2015-11-17

Homeowners who brought low expectations into last evening’s City Council meeting to address overbuilding may have been the only audience members not surprised or disappointed by the climactic vote.

“This was a small step in the right direction,” Councilman Jeff Cooper after his colleagues voted unanimously to have city staff package the Planning Commission’s recommendations into an attractive legal package, a proposed ordinance for a meeting in the near future.

“The more we explore (overbuilding), the more new and different layers we find – rooftop decks, people putting solar panels on their roofs,” he said.

The notion that most residential lots in Culver City are 5000 square feet, 50 by 100, was knocked sideways when slide shows turned up lots from a wide range of shapes and sizes.

In Mr.
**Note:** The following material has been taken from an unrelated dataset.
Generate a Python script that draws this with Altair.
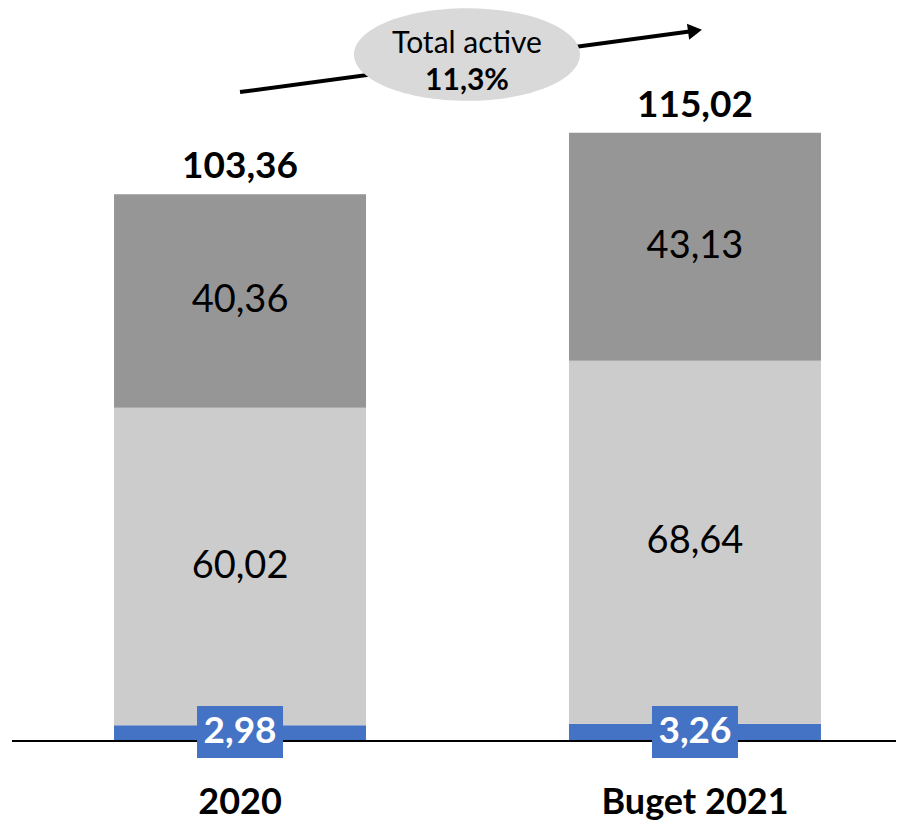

Cooper’s view, the 13 mid-city residents who protested present rules and insisted the Council produce much heftier ones, had two goals”

They wanted a non-City Hall team of outside consultants, preferably someone from their ranks, and

A building moratorium, which may be the longest shot of all.

The tug of war between City Hall residents who feel they are construction-pinched by imaginative developers and ambitious neighbors who supposedly are unconcerned that the view from their home-addition or their brand new home allows them to peer through next door’s windows and/or is so high and wide it blocks sun rays formally taken for granted.

Mr. Cooper said homeowners should be pleased at the pace the City Council has been moving. “This matter came to us in June, and 4½ months later we have started making changes. For government, that is moving at the pace of lightning.”